An accomplished soccer player in the collegiate ranks, Matt
Bills is quickly establishing himself as an accomplished soccer
coach. Assisting Dan Wagner is all aspects of running the program,
Bills has been instrumental in Franklin & Marshall's soccer
resurgence over the past three seasons.
A 2004 graduate of Messiah College, Bills played in four NCAA
Division III Championship Tournaments, winning a pair of NCAA
Division III National Championships.
Bills finished his career at Messiah tied for the lead in career
goals scored (68), and was second on the Falcons books in total
points (162). He was twice named the Commonwealth Conference MVP,
and landed on the Conference's First Team in three times. He was
named to the NSCAA All Mid-Atlantic Region First Team in 2002 and
2003, and was an NSCAA Third Team All-America selection in
2002.
With several years experience on the camp circuit, Bills attained
his NSCAA State Coaching Diploma in December of 2005, immediately
following his first season on the F&M sideline.

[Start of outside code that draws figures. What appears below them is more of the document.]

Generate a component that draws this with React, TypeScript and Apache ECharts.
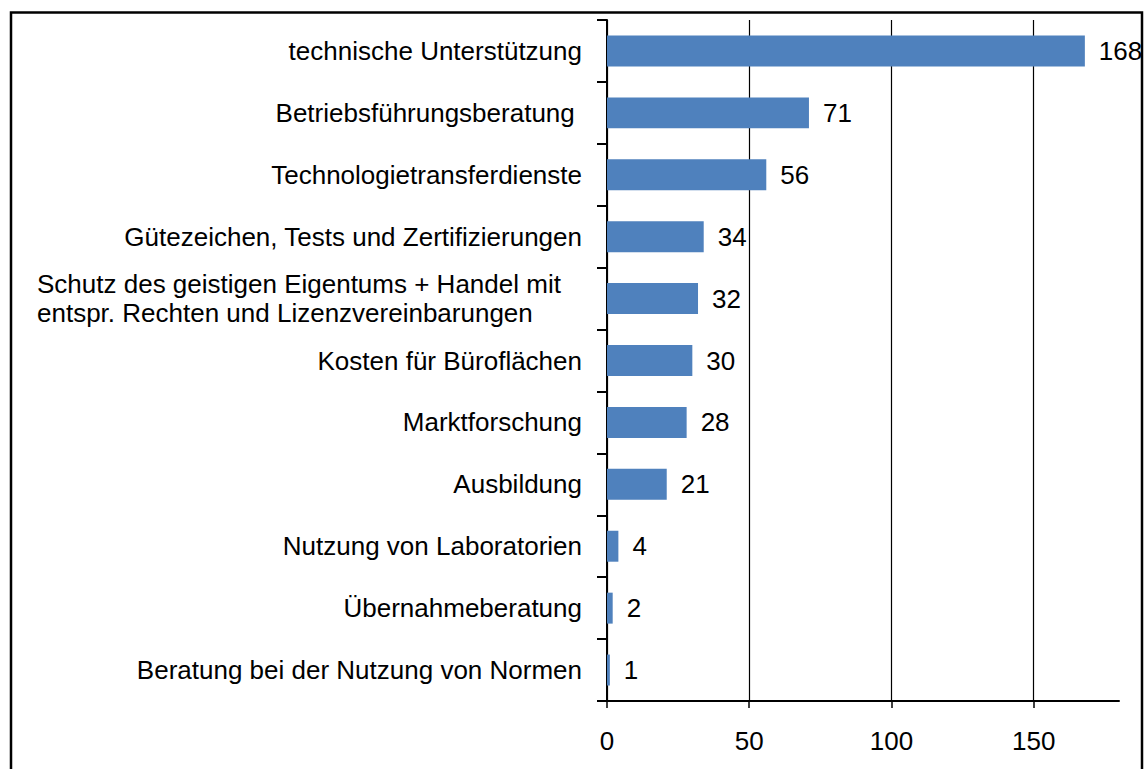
import React, { useEffect, useRef } from "react";
import * as echarts from "echarts";

const categories: string[] = [
  "technische Unterstützung",
  "Betriebsführungsberatung\u00a0",
  "Technologietransferdienste",
  "Gütezeichen, Tests und Zertifizierungen",
  "Schutz des geistigen Eigentums + Handel mit\nentspr. Rechten und Lizenzvereinbarungen",
  "Kosten für Büroflächen",
  "Marktforschung",
  "Ausbildung",
  "Nutzung von Laboratorien",
  "Übernahmeberatung",
  "Beratung bei der Nutzung von Normen",
];
const values: number[] = [168, 71, 56, 34, 32, 30, 28, 21, 4, 2, 1];
const xTicks: number[] = [0, 50, 100, 150];

const FONT = "'Liberation Sans', Arial, sans-serif";

export default function App() {
  const ref = useRef<HTMLDivElement>(null);
  useEffect(() => {
    if (!ref.current) return;
    const chart = echarts.init(ref.current, undefined, { renderer: "svg" });
    chart.setOption({
      animation: false,
      backgroundColor: "#ffffff",
      textStyle: { fontFamily: FONT },
      graphic: [
        {
          type: "rect",
          shape: { x: 11, y: 12.5, width: 1131, height: 800 },
          style: { fill: "none", stroke: "#000", lineWidth: 2.5 },
          silent: true,
        },
      ],
      grid: { left: 607, top: 20, right: 28, bottom: 68, containLabel: false },
      xAxis: {
        type: "value",
        min: 0,
        max: 180,
        interval: 50,
        axisLine: { show: true, lineStyle: { color: "#000", width: 2 } },
        axisTick: {
          show: true,
          length: 7,
          lineStyle: { color: "#000", width: 1.5 },
          customValues: xTicks,
        },
        axisLabel: {
          customValues: xTicks,
          color: "#000",
          fontSize: 26,
          fontFamily: FONT,
          margin: 27,
        },
        splitLine: {
          show: true,
          lineStyle: { color: "#000", width: 1.2 },
        },
      },
      yAxis: {
        type: "category",
        inverse: true,
        data: categories,
        axisLine: { show: true, lineStyle: { color: "#000", width: 2 } },
        axisTick: {
          show: true,
          length: 10,
          alignWithLabel: false,
          lineStyle: { color: "#000", width: 2 },
        },
        axisLabel: {
          color: "#000",
          fontSize: 26,
          fontFamily: FONT,
          margin: 25,
          formatter: (v: string) => {
            if (v.indexOf("\n") >= 0) {
              return v
                .split("\n")
                .map((s) => "{l|" + s + "}")
                .join("\n");
            }
            return v;
          },
          rich: {
            l: {
              width: 545,
              align: "left",
              fontSize: 26,
              lineHeight: 29,
              color: "#000",
              fontFamily: FONT,
            },
          },
        },
      },
      series: [
        {
          type: "bar",
          data: values,
          barCategoryGap: "50%",
          itemStyle: { color: "#4F81BD" },
          label: {
            show: true,
            position: "right",
            distance: 14,
            color: "#000",
            fontSize: 26,
            fontFamily: FONT,
          },
        },
      ],
    });
    return () => chart.dispose();
  }, []);
  return (
    <div
      ref={ref}
      style={{ position: "fixed", left: 0, top: 0, width: 1147, height: 769 }}
    />
  );
}
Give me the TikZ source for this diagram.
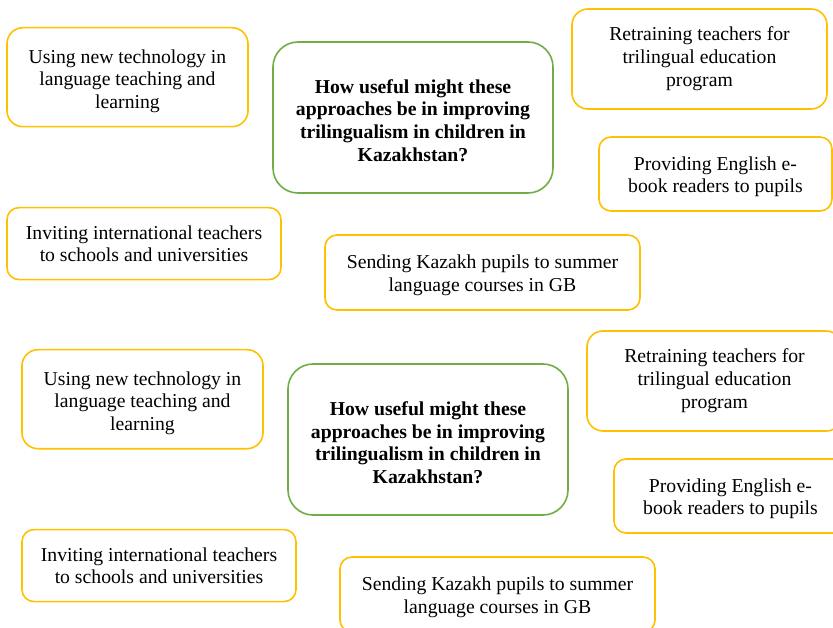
\documentclass[tikz,border=0pt]{standalone}
\usepackage{fontspec}
\setmainfont{Liberation Serif}
\definecolor{boxyellow}{HTML}{FFC000}
\definecolor{boxgreen}{HTML}{70AD47}
\newcommand{\topgap}[1]{\rule{0pt}{#1pt}}
\newcommand{\botgap}{\rule[-5pt]{0pt}{5pt}}
\tikzset{
  anybox/.style={inner sep=0pt, align=center, line width=1.6pt},
  optbox/.style={anybox, draw=boxyellow, rounded corners=#1,
    font=\fontsize{19.7}{22.6}\selectfont},
  qbox/.style={anybox, draw=boxgreen, rounded corners=25pt,
    font=\bfseries\fontsize{19.7}{22.6}\selectfont},
}
\newcommand{\drawcopy}[3]{%
\begin{scope}[shift={(#2,#3)}]
  \node[optbox=16, minimum width=241pt, minimum height=99pt] (#1tech) at (127.5,77.2)
    {\topgap{22.3}Using new technology in\\language teaching and\\learning\botgap};
  \node[optbox=12, minimum width=274pt, minimum height=72pt] (#1invite) at (144,243.6)
    {\topgap{18.6}Inviting international teachers\\to schools and universities\botgap};
  \node[qbox, minimum width=280pt, minimum height=151pt] (#1question) at (413,117.5)
    {\topgap{24.6}How useful might these\\approaches be in improving\\trilingualism in children in\\Kazakhstan?\botgap};
  \node[optbox=16, minimum width=255pt, minimum height=100pt] (#1retrain) at (699.5,59)
    {\topgap{12.3}Retraining teachers for\\trilingual education\\program\botgap};
  \node[optbox=12, minimum width=233pt, minimum height=74pt] (#1ebook) at (715.5,174)
    {\topgap{20.3}Providing English e-\\book readers to pupils\botgap};
  \node[optbox=12, minimum width=315pt, minimum height=75pt] (#1summer) at (482.5,272.5)
    {\topgap{20.3}Sending Kazakh pupils to summer\\language courses in GB\botgap};
\end{scope}}
\begin{document}
\begin{tikzpicture}[x=1pt, y=-1pt]
  \useasboundingbox (0,0) rectangle (833,628);
  \drawcopy{up}{0}{0}
  \drawcopy{dn}{15}{322}
\end{tikzpicture}
\end{document}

Dwayne Lawrence joined the Franklin & Marshall's soccer
staff in 2007 after stringing together nearly a decade of highly
successful seasons coaching both boys' and girls' soccer on the
high school level. Lawrence's varsity boys soccer team at Camp Hill
High School compiled a 114-43-11 record under his tutelage, going
65-10-7 in league play.
Those wins added up to four championships, seven trips to the
District Championships, and four trips to States, including a trip
to the Pennsylvania State Semifinals in 2005. The most successful
coach in Camp Hill's history was named the Coach of the Year by the
Carlisle Sentinel in both 2000 and 2005. He was also named the Mid
Penn Division Coach of the Year four times.
In addition to his work with the boys time, Lawrence orchestrated
the turnaround of Camp Hill's girls team. In 2004, took over a team
that posted a 5-12-2 record the previous season. It took him two
seasons to produce an undefeated league champion. For that effort,
Lawrence earned 2005 Mid Penn "AA" Coach of the Year honors.